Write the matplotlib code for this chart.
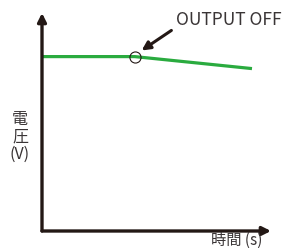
import matplotlib
matplotlib.use("Agg")
import matplotlib.pyplot as plt

plt.rcParams['font.family'] = ['Noto Sans CJK JP', 'DejaVu Sans']

time_s = [0.0, 4.05, 9.17]
voltage = [8.0, 8.0, 7.45]
off_time = 4.05
off_voltage = 8.0
annotation = "OUTPUT OFF"
xlabel = "時間 (s)"
ylabel = "電\n圧\n(V)"

W, H = 288, 248
fig = plt.figure(figsize=(W / 100, H / 100), dpi=100)
left, right, top, bottom = 42, 271, 13, 231
ax = fig.add_axes([left / W, 1 - bottom / H, (right - left) / W, (bottom - top) / H])
ax.set_xlim(0, 10)
ax.set_ylim(0, 10)
for s in ax.spines.values():
    s.set_visible(False)
ax.set_xticks([])
ax.set_yticks([])
ax.patch.set_alpha(0)

axis_col = '#231815'
ax.annotate('', xy=(1.0, 0), xytext=(0, 0), xycoords='axes fraction',
            arrowprops=dict(arrowstyle='-|>,head_length=0.5,head_width=0.25', lw=2.4,
                            color=axis_col, shrinkA=0, shrinkB=0), annotation_clip=False)
ax.annotate('', xy=(0, 1.0), xytext=(0, 0), xycoords='axes fraction',
            arrowprops=dict(arrowstyle='-|>,head_length=0.5,head_width=0.25', lw=2.4,
                            color=axis_col, shrinkA=0, shrinkB=0), annotation_clip=False)

ax.plot(time_s, voltage, color='#2aab3f', lw=2.3, solid_capstyle='butt', clip_on=False)
ax.plot([off_time], [off_voltage], marker='o', ms=8, mfc='none', mec='#231815', mew=0.8,
        clip_on=False)

ax.annotate('', xy=(off_time + 0.3, off_voltage + 0.28), xytext=(5.65, 9.2),
            arrowprops=dict(arrowstyle='-|>,head_length=0.5,head_width=0.25', lw=2.2,
                            color='#231815', shrinkA=0, shrinkB=0), annotation_clip=False)

fig.text(229 / W, 1 - 20 / H, annotation, ha='center', va='center', fontsize=12.5,
         color='#3a3536')
fig.text(20 / W, 1 - 137 / H, ylabel, ha='center', va='center', fontsize=11.5,
         color='#3a3536', linespacing=1.0)
fig.text(237 / W, 1 - 240 / H, xlabel, ha='center', va='center', fontsize=11,
         color='#3a3536')

fig.savefig('out.png', dpi=100)
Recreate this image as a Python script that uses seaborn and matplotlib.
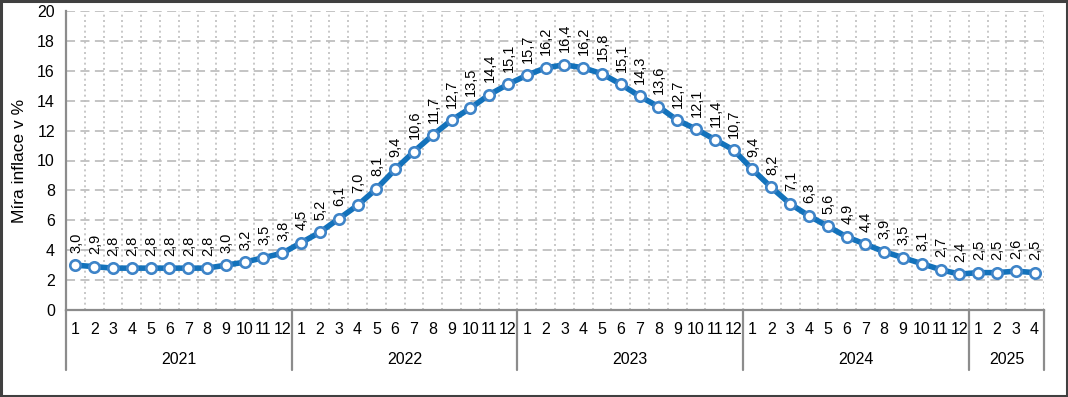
import matplotlib
matplotlib.use("Agg")
import matplotlib.pyplot as plt
import matplotlib.transforms as mtransforms
import seaborn as sns
import pandas as pd
import numpy as np

years = ["2021", "2022", "2023", "2024", "2025"]
months_per_year = [12, 12, 12, 12, 4]
values_2021 = [3.0, 2.9, 2.8, 2.8, 2.8, 2.8, 2.8, 2.8, 3.0, 3.2, 3.5, 3.8]
values_2022 = [4.5, 5.2, 6.1, 7.0, 8.1, 9.4, 10.6, 11.7, 12.7, 13.5, 14.4, 15.1]
values_2023 = [15.7, 16.2, 16.4, 16.2, 15.8, 15.1, 14.3, 13.6, 12.7, 12.1, 11.4, 10.7]
values_2024 = [9.4, 8.2, 7.1, 6.3, 5.6, 4.9, 4.4, 3.9, 3.5, 3.1, 2.7, 2.4]
values_2025 = [2.5, 2.5, 2.6, 2.5]
y_label = "Míra inflace v %"

values = values_2021 + values_2022 + values_2023 + values_2024 + values_2025
month_labels = []
year_of = []
for y, n in zip(years, months_per_year):
    for m in range(1, n + 1):
        month_labels.append(str(m))
        year_of.append(y)
df = pd.DataFrame({"idx": np.arange(len(values)), "value": values,
                   "month": month_labels, "year": year_of})

sns.set_theme(style="white")
plt.rcParams['font.family'] = ['Liberation Sans', 'DejaVu Sans']

fig = plt.figure(figsize=(10.68, 3.97), dpi=100)
ax = fig.add_axes([66 / 1068, 87 / 397, (1044 - 66) / 1068, (310 - 11) / 397])

line_color = "#1372BB"
sns.lineplot(data=df, x="idx", y="value", ax=ax, color=line_color,
             linewidth=4.0, marker="o", markersize=7.5,
             markerfacecolor="white", markeredgecolor="#3E84C8",
             markeredgewidth=1.9, zorder=3)

n = len(values)
ax.set_xlim(-0.5, n - 0.5)
ax.set_ylim(0, 20)
ax.set_yticks(np.arange(0, 21, 2))
ax.set_yticklabels([str(v) for v in range(0, 21, 2)], fontsize=11.5, color="black")

# grid
ax.set_xticks(np.arange(n + 1) - 0.5, minor=True)
ax.set_xticks(np.arange(n))
ax.set_xticklabels(month_labels, fontsize=11.5, color="black")
ax.tick_params(axis="x", which="major", length=0, pad=9)
ax.tick_params(axis="x", which="minor", length=21.6, width=1.4,
               color="#8c8c8c", direction="out")
ax.tick_params(axis="y", which="major", length=5, width=1.4,
               color="#8c8c8c", direction="out", pad=3)
ax.grid(False)
ax.grid(True, axis="y", which="major", color="#bfbfbf", linestyle=(0, (5, 3)), linewidth=1.3)
ax.grid(True, axis="x", which="minor", color="#bfbfbf", linestyle=(0, (1.2, 2)), linewidth=1.2)
ax.set_axisbelow(True)

for s in ["top", "right"]:
    ax.spines[s].set_visible(False)
for s in ["left", "bottom"]:
    ax.spines[s].set_color("#8c8c8c")
    ax.spines[s].set_linewidth(1.6)

ax.set_xlabel("")
ax.set_ylabel(y_label, fontsize=12.5, color="black", labelpad=7)

# year separators and labels
trans = mtransforms.blended_transform_factory(ax.transData, ax.transAxes)
bounds = np.concatenate([[0], np.cumsum(months_per_year)]) - 0.5
for b in bounds:
    ax.plot([b, b], [0, -60 / 299], transform=trans, color="#8c8c8c",
            linewidth=1.6, clip_on=False)
for i, y in enumerate(years):
    c = (bounds[i] + bounds[i + 1]) / 2
    ax.text(c, -49 / 299, y, transform=trans, ha="center", va="center",
            fontsize=11.5, color="black")

# data labels
for i, v in enumerate(values):
    ax.annotate(f"{v:.1f}".replace(".", ","), (i, v), xytext=(0.5, 9),
                textcoords="offset points", rotation=90, ha="center",
                va="bottom", fontsize=10.5, color="black")

# outer frame
fig.patches.append(plt.Rectangle((0.001, 0.002), 0.998, 0.996, transform=fig.transFigure,
                                 fill=False, edgecolor="#404040", linewidth=2.2))

fig.savefig("out.png", dpi=100)
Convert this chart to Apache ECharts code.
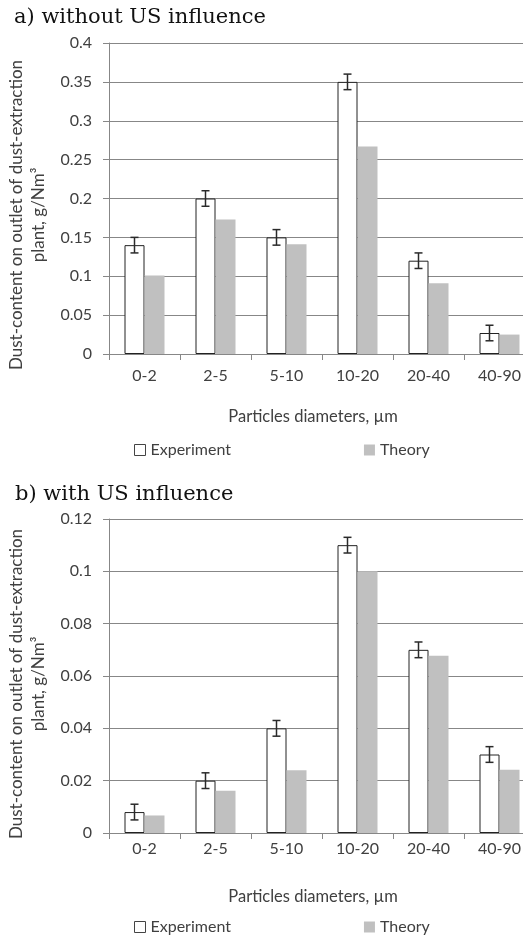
<!DOCTYPE html>
<html>
<head>
<meta charset="utf-8">
<script src="https://cdn.jsdelivr.net/npm/echarts@6/dist/echarts.min.js"></script>
<style>html,body{margin:0;padding:0;background:#fff}#c{width:523px;height:936px}</style>
</head>
<body>
<div id="c"></div>
<script>
const categories = ['0-2', '2-5', '5-10', '10-20', '20-40', '40-90'];
const expA = [0.14, 0.2, 0.15, 0.35, 0.12, 0.027];
const theoryA = [0.101, 0.173, 0.141, 0.267, 0.091, 0.025];
const errA = [0.01, 0.01, 0.01, 0.01, 0.01, 0.01];
const expB = [0.008, 0.02, 0.04, 0.11, 0.07, 0.03];
const theoryB = [0.0067, 0.0161, 0.024, 0.1, 0.0677, 0.0242];
const errB = [0.003, 0.003, 0.003, 0.003, 0.003, 0.003];
const yTicksA = { min: 0, max: 0.4, interval: 0.05 };
const yTicksB = { min: 0, max: 0.12, interval: 0.02 };

const SANS = 'Lato';
const TXT = '#404040';
const GRID = '#878787';

function xAxisOf(gi, margin) {
  return {
    type: 'category', gridIndex: gi, data: categories,
    axisLine: { lineStyle: { color: GRID, width: 1 } },
    axisTick: { show: true, length: 6, inside: false, lineStyle: { color: GRID } },
    axisLabel: { color: TXT, fontFamily: SANS, fontSize: 16, margin: margin }
  };
}
function yAxisOf(gi, t) {
  return {
    type: 'value', gridIndex: gi, min: t.min, max: t.max, interval: t.interval,
    axisLine: { show: true, lineStyle: { color: GRID, width: 1 } },
    axisTick: { show: true, length: 6, lineStyle: { color: GRID } },
    splitLine: { lineStyle: { color: GRID, width: 1 } },
    axisLabel: { color: TXT, fontFamily: SANS, fontSize: 16, margin: 17 }
  };
}
function errSeries(gi, vals, errs) {
  return {
    type: 'custom', name: 'err' + gi, xAxisIndex: gi, yAxisIndex: gi, z: 10,
    data: vals.map((v, i) => [i, v, errs[i]]),
    encode: { x: 0, y: 1 },
    renderItem: function (params, api) {
      const i = api.value(0), v = api.value(1), e = api.value(2);
      const x = api.coord([i, v])[0] - 10;
      const yt = api.coord([i, v + e])[1];
      const yb = api.coord([i, v - e])[1];
      const st = { stroke: '#2a2a2a', lineWidth: 1.5 };
      return { type: 'group', children: [
        { type: 'line', shape: { x1: x, y1: yt, x2: x, y2: yb }, style: st },
        { type: 'line', shape: { x1: x - 4, y1: yt, x2: x + 4, y2: yt }, style: st },
        { type: 'line', shape: { x1: x - 4, y1: yb, x2: x + 4, y2: yb }, style: st }
      ] };
    }
  };
}
function barSeries(gi, name, vals, style) {
  return { type: 'bar', name: name, xAxisIndex: gi, yAxisIndex: gi, data: vals,
    barWidth: 20, barGap: '0%', itemStyle: style, emphasis: { disabled: true } };
}
const expStyle = { color: '#ffffff', borderColor: '#222', borderWidth: 1 };
const thStyle = { color: '#c0c0c0', borderWidth: 0 };

function legendOf(top) {
  return {
    left: 134, top: top, itemWidth: 11, itemHeight: 11, itemGap: 133, icon: 'rect',
    selectedMode: false, padding: 0,
    textStyle: { color: TXT, fontFamily: SANS, fontSize: 16 },
    data: [
      { name: 'Experiment', itemStyle: { color: '#fff', borderColor: '#444', borderWidth: 1 } },
      { name: 'Theory', itemStyle: { color: '#c0c0c0', borderWidth: 0 } }
    ]
  };
}
function txt(x, y, s, font, size, rot, lh) {
  return { type: 'text', x: x, y: y, rotation: rot || 0, silent: true,
    style: { text: s, fill: TXT, font: size + 'px ' + font, align: 'center', verticalAlign: 'middle', lineHeight: lh || size } };
}

const chart = echarts.init(document.getElementById('c'), null, { renderer: 'canvas' });
chart.setOption({
  animation: false,
  backgroundColor: '#fff',
  grid: [
    { left: 109, top: 43, width: 426, height: 311, outerBoundsMode: 'none', containLabel: false },
    { left: 109, top: 519, width: 426, height: 314, outerBoundsMode: 'none', containLabel: false }
  ],
  xAxis: [xAxisOf(0, 14), xAxisOf(1, 8)],
  yAxis: [yAxisOf(0, yTicksA), yAxisOf(1, yTicksB)],
  legend: [legendOf(442), legendOf(919)],
  series: [
    barSeries(0, 'Experiment', expA, expStyle),
    barSeries(0, 'Theory', theoryA, thStyle),
    errSeries(0, expA, errA),
    barSeries(1, 'Experiment', expB, expStyle),
    barSeries(1, 'Theory', theoryB, thStyle),
    errSeries(1, expB, errB)
  ],
  graphic: [
    { type: 'text', left: 14, top: 7, silent: true, style: { text: 'a) without US influence', fill: '#111', font: '21px "DejaVu Serif"' } },
    { type: 'text', left: 15, top: 484, silent: true, style: { text: 'b) with US influence', fill: '#111', font: '21px "DejaVu Serif"' } },
    txt(313, 417, 'Particles diameters, µm', SANS, 16.5),
    txt(313, 897, 'Particles diameters, µm', SANS, 16.5),
    txt(28, 215, 'Dust-content on outlet of dust-extraction\nplant, g/Nm³', SANS, 17, Math.PI / 2, 22),
    txt(28, 684, 'Dust-content on outlet of dust-extraction\nplant, g/Nm³', SANS, 17, Math.PI / 2, 22)
  ]
});
</script>
</body>
</html>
□ □ □
From the listing above, copy every line that includes the word "seaborn".

Recreate this image as a Python script that uses seaborn and matplotlib.
import seaborn as sns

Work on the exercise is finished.